The sales growth pickup was fueled by a 21% increase in Google segment revenue to $21.3 billion. That, in turn, was driven by a 24% increase in Google sites ad revenue to $15.4 billion -- mobile search and YouTube are behind most of the growth -- and a 33% increase in "Google other" revenue, which covers businesses such as Google Play and Nexus and Chromecast hardware lines, to $2.2 billion. The Google network sites business, which sells ads on third-party sites and has been stung by Facebook's rapid ad sales growth, grew just 3%, to $3.7 billion.
Google's paid clicks -- the number of ad clicks or views on which the company recorded revenue -- rose 29% annually for the second quarter in a row. Paid clicks on Google sites rose an impressive 37% thanks to strong mobile search and YouTube ad growth; paid clicks for network sites were flat.
A shift toward mobile search and YouTube ads is still coming at the cost of lower ad prices: Cost per click fell 7%, courtesy of a 9% drop on Google sites and an 8% drop on network sites. But it only fell 1% sequentially, and the annual drop is better than the first quarter's 9% and the fourth quarter's 13%.
Restrained spending under CFO Ruth Porat remains the other big driver of Alphabet's strong financial performance. Adjusted operating expenses rose 15% annually, easily trailing revenue growth of 21%. And capital expenditures fell 16%, to $2.1 billion, which (along with revenue growth) helped free cash flow rise 53%, to $7 billion. Capex will probably start rising again soon, given Google's infrastructure needs, but for now it's a major tailwind.
"There's a story where basically the revenue went up, the expenses went down dramatically -- that was really really fabulous," said Jim Cramer, TheStreet's founder and manager of the Action Alerts PLUS portfolio, which owns Alphabet.
Google's strong ad growth wouldn't be possible if not for the investments it has made to make sure its search services remain a valuable utility to consumers in an app-dominated smartphone landscape. Those efforts include optimizing results based on location and device type, indexing the content of mobile apps and even (through its AMP initiative) improving the performance of third-party mobile web pages. Many of those efforts leverage Google's unmatched search data and machine learning algorithms; on the earnings call, Google chief Sundar Pichai said over 100 Google teams are using machine learning.
The growth also wouldn't be possible without improvements made to Google's core AdWords search ad platform. Over the past year, the changes have included creating more effective shopping and travel ad formats, letting mobile users pay for advertised items on Google's site, supporting larger ad headlines and descriptions, allowing ads to be customized based on location and providing a better interface for marketers running AdWords campaigns.
One weak spot in the second-quarter report: Traffic acquisition costs rose as a percentage of revenue for both Google sites and network ad sales.
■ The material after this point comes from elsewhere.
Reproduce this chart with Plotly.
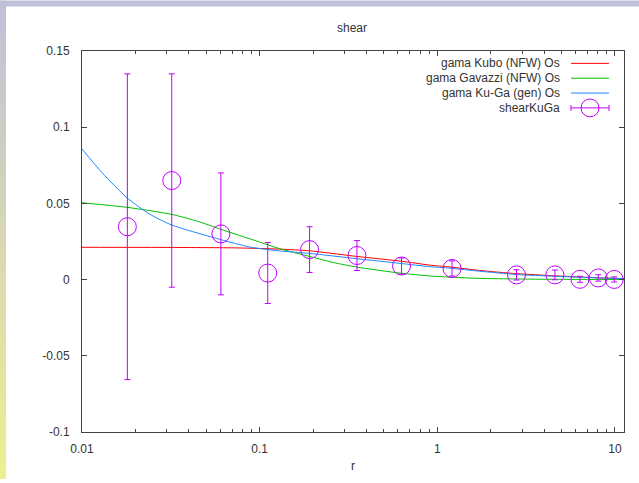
import plotly.graph_objects as go

# ---------------- data ----------------
r_kubo = [0.01, 0.032, 0.0742, 0.1296, 0.191, 0.353, 0.623, 0.907, 1.175, 1.734, 2.8, 4.59, 8.23, 11.2]
g_kubo = [0.0212, 0.0211, 0.0208, 0.0200, 0.0189, 0.0152, 0.0121, 0.0095, 0.0083, 0.0060, 0.0039, 0.0025, 0.0011, 0.0006]

r_gav = [0.01, 0.018, 0.032, 0.045, 0.0605, 0.0878, 0.1296, 0.191, 0.26, 0.353, 0.623, 0.907, 1.175, 1.734, 2.8, 4.59, 11.2]
g_gav = [0.0504, 0.0474, 0.0428, 0.0382, 0.0330, 0.0268, 0.0203, 0.0152, 0.0112, 0.0082, 0.0042, 0.0024, 0.0016, 0.0008, 0.0004, 0.0002, 0.0001]

r_kuga = [0.01, 0.013, 0.018, 0.024, 0.032, 0.0605, 0.0878, 0.1296, 0.191, 0.353, 0.623, 0.907, 1.175, 1.734, 2.8, 4.59, 8.23, 11.2]
g_kuga = [0.0857, 0.0700, 0.0535, 0.0430, 0.0358, 0.0262, 0.0214, 0.0188, 0.0172, 0.0137, 0.0106, 0.0085, 0.0075, 0.0055, 0.0033, 0.0022, 0.0011, 0.0007]

r_obs = [0.018, 0.032, 0.0605, 0.111, 0.191, 0.353, 0.629, 1.21, 2.79, 4.59, 6.35, 8.05, 9.9]
g_obs = [0.0347, 0.065, 0.030, 0.0043, 0.0197, 0.0158, 0.0089, 0.0073, 0.0031, 0.0031, 0.0002, 0.0011, 0.0001]
e_obs = [0.1003, 0.070, 0.040, 0.020, 0.015, 0.0098, 0.0053, 0.0050, 0.0034, 0.0032, 0.0020, 0.0021, 0.0017]

legend_names = ["gama Kubo (NFW) Os", "gama Gavazzi (NFW) Os", "gama Ku-Ga (gen) Os", "shearKuGa"]
xtick_vals = [0.01, 0.1, 1, 10]
xtick_text = ["0.01", "0.1", "1", "10"]
ytick_vals = [-0.1, -0.05, 0, 0.05, 0.1, 0.15]
ytick_text = ["-0.1", "-0.05", "0", "0.05", "0.1", "0.15"]

RED, GREEN, BLUE, VIOLET = "#ff0000", "#00c000", "#1a88ff", "#c000ff"

# ---------------- layout geometry ----------------
W, H = 639, 483
L, R, T, B = 82, 15, 51, 47
PW, PH = W - L - R, H - T - B
BOT = T + PH

def px(x):
    return (x - L) / PW

def py(y):
    return (BOT - y) / PH

fig = go.Figure()
for rr, gg, col in [(r_kubo, g_kubo, RED), (r_gav, g_gav, GREEN), (r_kuga, g_kuga, BLUE)]:
    fig.add_trace(go.Scatter(x=rr, y=gg, mode="lines", showlegend=False,
                             line=dict(color=col, width=1, shape="spline", smoothing=0.6),
                             hoverinfo="skip"))

fig.add_trace(go.Scatter(x=r_obs, y=g_obs, mode="markers", showlegend=False,
                         marker=dict(symbol="circle-open", size=18, color=VIOLET, line=dict(width=1, color=VIOLET)),
                         error_y=dict(type="data", array=e_obs, visible=True, color=VIOLET, thickness=1, width=3)))

minor_vals = [m * 10 ** e for e in (-2, -1, 0, 1) for m in range(2, 10)]

axis_common = dict(showline=True, linecolor="#444", linewidth=1, mirror="ticks",
                   ticks="inside", ticklen=5, tickwidth=1, tickcolor="#444",
                   showgrid=False, zeroline=False,
                   tickfont=dict(family="Liberation Sans", size=12, color="#333"))

fig.update_xaxes(type="log", range=[-2, 1.0507], tickmode="array", tickvals=xtick_vals, ticktext=xtick_text,
                 minor=dict(tickmode="array", tickvals=minor_vals, ticks="inside", ticklen=3, tickcolor="#444", showgrid=False),
                 title=dict(text="r", font=dict(family="Liberation Sans", size=12, color="#333"), standoff=6),
                 ticklabelstandoff=6, **axis_common)
fig.update_yaxes(range=[-0.1, 0.15], tickmode="array", tickvals=ytick_vals, ticktext=ytick_text,
                 ticklabelstandoff=9, **axis_common)

# ---------------- background frame ----------------
shapes = []
top_c = (192, 192, 216)
bot_c = (238, 238, 144)
N = 60
for i in range(N):
    t = i / (N - 1)
    c = tuple(int(round(top_c[k] + (bot_c[k] - top_c[k]) * t)) for k in range(3))
    y0 = H * i / N
    y1 = H * (i + 1) / N
    shapes.append(dict(type="rect", xref="paper", yref="paper", x0=px(0), x1=px(6), y0=py(y1) - 0.001, y1=py(y0),
                       fillcolor="rgb(%d,%d,%d)" % c, line=dict(width=0), layer="below"))
shapes.append(dict(type="rect", xref="paper", yref="paper", x0=px(0), x1=px(W), y0=py(6), y1=py(0),
                   fillcolor="rgb(192,192,216)", line=dict(width=0), layer="below"))

# ---------------- manual key (gnuplot style) ----------------
annotations = []
rows = [63.5, 78.5, 93.5, 108.5]
cols = [RED, GREEN, BLUE, VIOLET]
for i, (name, yy) in enumerate(zip(legend_names, rows)):
    annotations.append(dict(xref="paper", yref="paper", x=px(562), y=py(yy), text=name, showarrow=False,
                            xanchor="right", yanchor="middle",
                            font=dict(family="Liberation Sans", size=12, color="#333")))
    shapes.append(dict(type="line", xref="paper", yref="paper", x0=px(571), x1=px(609), y0=py(yy), y1=py(yy),
                       line=dict(color=cols[i], width=1)))
yy = rows[3]
for xc in (571, 609):
    shapes.append(dict(type="line", xref="paper", yref="paper", x0=px(xc), x1=px(xc), y0=py(yy - 3), y1=py(yy + 3),
                       line=dict(color=VIOLET, width=1)))
shapes.append(dict(type="circle", xref="paper", yref="paper", x0=px(590 - 9), x1=px(590 + 9),
                   y0=py(yy + 9), y1=py(yy - 9), line=dict(color=VIOLET, width=1)))

fig.update_layout(
    width=W, height=H, margin=dict(l=L, r=R, t=T, b=B, pad=0),
    paper_bgcolor="white", plot_bgcolor="white",
    title=dict(text="shear", x=px(352), xref="paper", y=1 - 28 / H, yref="container", yanchor="middle", xanchor="center",
               font=dict(family="Liberation Sans", size=12, color="#333")),
    shapes=shapes, annotations=annotations, showlegend=False,
)

fig.write_html("out.html", config={"displayModeBar": False},
               post_script="document.body.style.margin='0';document.body.style.overflow='hidden';")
That was attributed to mobile search growth -- Google is believed to make considerable payments to Apple (AAPL - Get Report) for the right to be the default search engine for Mobile Safari, and lesser payments to carriers and Android manufacturers -- and growing adoption of programmatic (automated) ad-buying platforms by advertisers.
Also, Alphabet's "Other Bets" reporting segment, which covers businesses such as Google Fiber, the Nest/Dropcam smart home unit, the Calico anti-aging drug unit, and Alphabet's self-driving car efforts, reported an $859 million operating loss, up 30% annually. Revenue, much of which is believed to come from Nest/Dropcam, rose 150%, but still only amounted to $185 million.
But for now, markets are willing to give Alphabet a pass for the losses incurred by Other Bets' long-term projects. At least while Google's core business keeps defying the law of large numbers and making mobile monetization fears look quite misplaced.
On Friday morning, Alphabet shares were trading up 3.9% to $795.64.